- Task goal -
Please list all lines of the material below in which the string "this" occurs.

- Supplied records -
----

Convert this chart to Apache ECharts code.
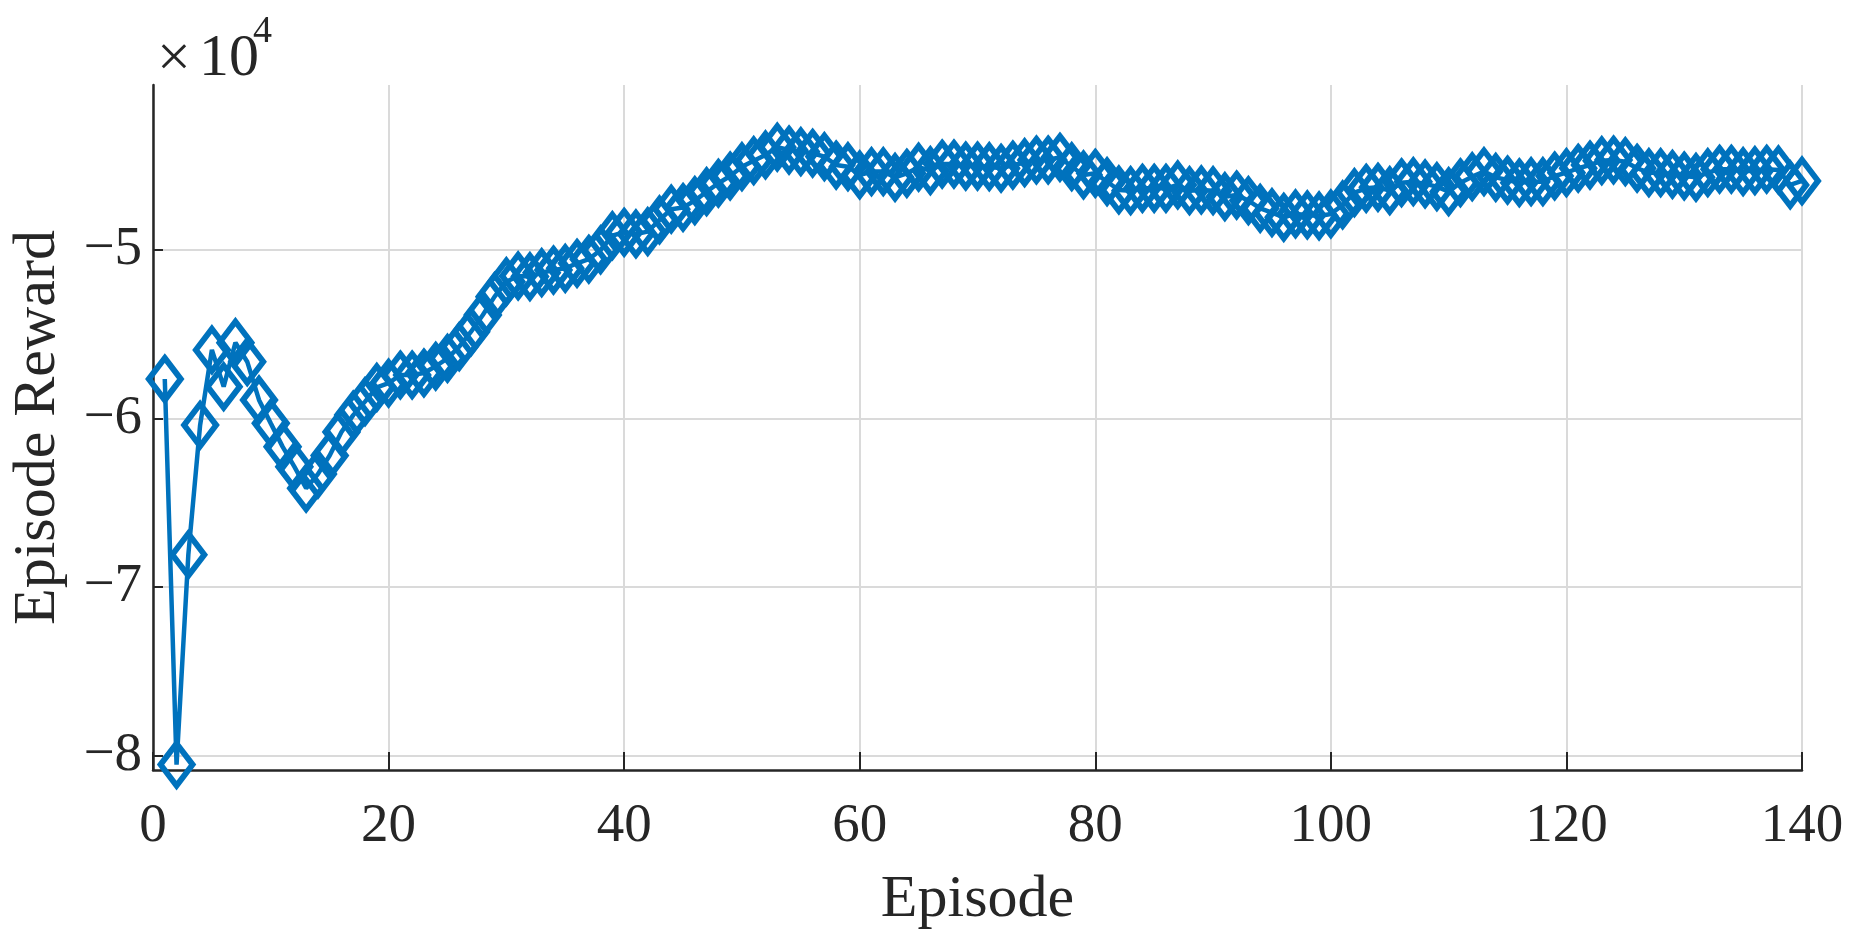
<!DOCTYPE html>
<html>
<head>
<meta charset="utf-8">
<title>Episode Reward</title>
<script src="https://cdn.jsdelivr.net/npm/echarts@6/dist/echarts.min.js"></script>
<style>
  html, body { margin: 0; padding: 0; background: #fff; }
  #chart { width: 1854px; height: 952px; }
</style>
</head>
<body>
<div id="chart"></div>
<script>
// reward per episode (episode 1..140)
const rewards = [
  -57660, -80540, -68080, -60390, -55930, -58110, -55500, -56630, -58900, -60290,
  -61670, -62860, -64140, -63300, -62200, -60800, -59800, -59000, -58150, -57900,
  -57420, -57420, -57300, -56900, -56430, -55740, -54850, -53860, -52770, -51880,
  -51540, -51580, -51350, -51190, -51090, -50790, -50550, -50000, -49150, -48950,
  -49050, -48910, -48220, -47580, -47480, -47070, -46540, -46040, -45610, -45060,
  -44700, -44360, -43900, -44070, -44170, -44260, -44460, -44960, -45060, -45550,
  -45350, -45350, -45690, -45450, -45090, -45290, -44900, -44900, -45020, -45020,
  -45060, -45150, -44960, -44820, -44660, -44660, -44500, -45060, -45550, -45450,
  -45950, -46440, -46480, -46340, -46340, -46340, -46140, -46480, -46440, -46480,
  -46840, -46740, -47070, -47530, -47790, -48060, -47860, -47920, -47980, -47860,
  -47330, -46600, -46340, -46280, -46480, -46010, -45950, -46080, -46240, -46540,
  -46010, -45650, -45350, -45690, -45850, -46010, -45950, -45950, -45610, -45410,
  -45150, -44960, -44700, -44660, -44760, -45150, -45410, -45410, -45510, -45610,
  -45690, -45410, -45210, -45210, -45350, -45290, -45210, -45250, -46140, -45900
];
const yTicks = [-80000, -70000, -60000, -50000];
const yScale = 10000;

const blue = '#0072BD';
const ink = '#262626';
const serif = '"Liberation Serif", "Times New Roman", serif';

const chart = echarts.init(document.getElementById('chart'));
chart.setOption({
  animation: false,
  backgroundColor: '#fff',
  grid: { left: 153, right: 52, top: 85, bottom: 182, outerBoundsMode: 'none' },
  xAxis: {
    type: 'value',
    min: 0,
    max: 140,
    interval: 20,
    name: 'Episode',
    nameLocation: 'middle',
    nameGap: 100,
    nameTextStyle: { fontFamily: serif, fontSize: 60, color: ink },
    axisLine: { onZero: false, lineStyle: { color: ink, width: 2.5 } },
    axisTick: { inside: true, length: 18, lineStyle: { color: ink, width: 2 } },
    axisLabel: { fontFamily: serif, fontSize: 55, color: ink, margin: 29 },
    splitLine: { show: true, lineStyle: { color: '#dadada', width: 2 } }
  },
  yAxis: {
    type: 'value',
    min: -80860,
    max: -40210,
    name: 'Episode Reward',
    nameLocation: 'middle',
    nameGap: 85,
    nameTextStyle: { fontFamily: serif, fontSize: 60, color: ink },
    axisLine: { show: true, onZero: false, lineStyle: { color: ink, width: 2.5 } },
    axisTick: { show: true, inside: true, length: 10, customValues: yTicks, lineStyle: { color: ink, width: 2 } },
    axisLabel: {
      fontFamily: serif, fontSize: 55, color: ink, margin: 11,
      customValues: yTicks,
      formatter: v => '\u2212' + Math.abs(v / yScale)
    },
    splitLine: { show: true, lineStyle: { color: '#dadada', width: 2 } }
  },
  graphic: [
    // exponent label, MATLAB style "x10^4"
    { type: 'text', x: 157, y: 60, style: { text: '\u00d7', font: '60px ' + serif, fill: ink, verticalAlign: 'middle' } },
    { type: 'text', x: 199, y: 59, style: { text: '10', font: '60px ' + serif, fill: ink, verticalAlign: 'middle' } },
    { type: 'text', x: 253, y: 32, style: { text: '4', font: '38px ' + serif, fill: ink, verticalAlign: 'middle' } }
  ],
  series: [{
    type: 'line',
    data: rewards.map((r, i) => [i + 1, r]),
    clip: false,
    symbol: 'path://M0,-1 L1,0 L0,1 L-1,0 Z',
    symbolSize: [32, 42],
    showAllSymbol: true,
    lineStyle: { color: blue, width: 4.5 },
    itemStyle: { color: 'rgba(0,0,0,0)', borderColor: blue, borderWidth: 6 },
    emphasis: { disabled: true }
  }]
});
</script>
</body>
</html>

----

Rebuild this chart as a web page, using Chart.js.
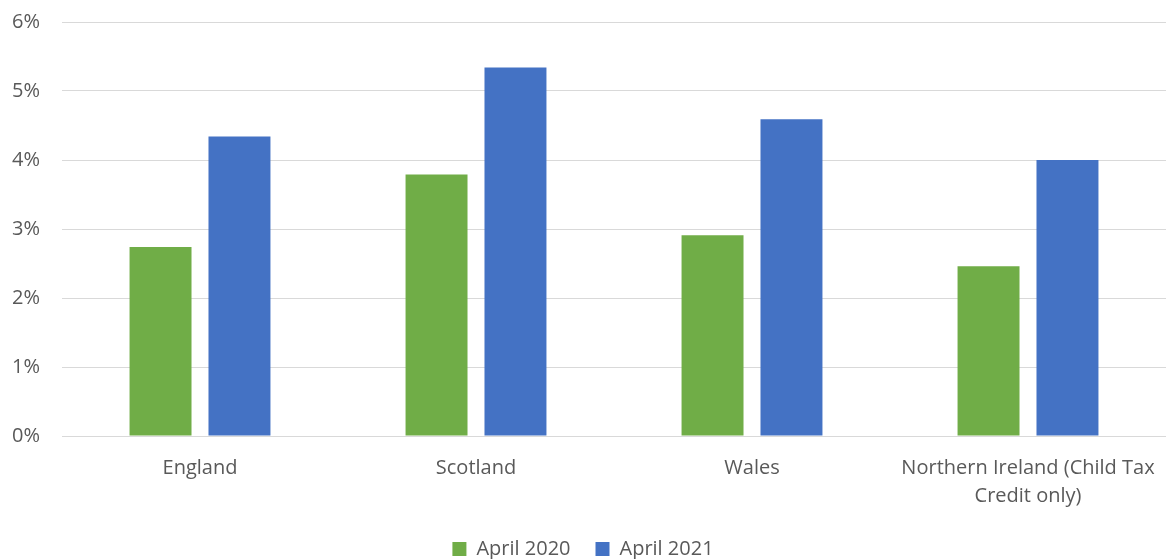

----

- Written solution -
Convert this chart to Apache ECharts code.
Rebuild this chart as a web page, using Chart.js.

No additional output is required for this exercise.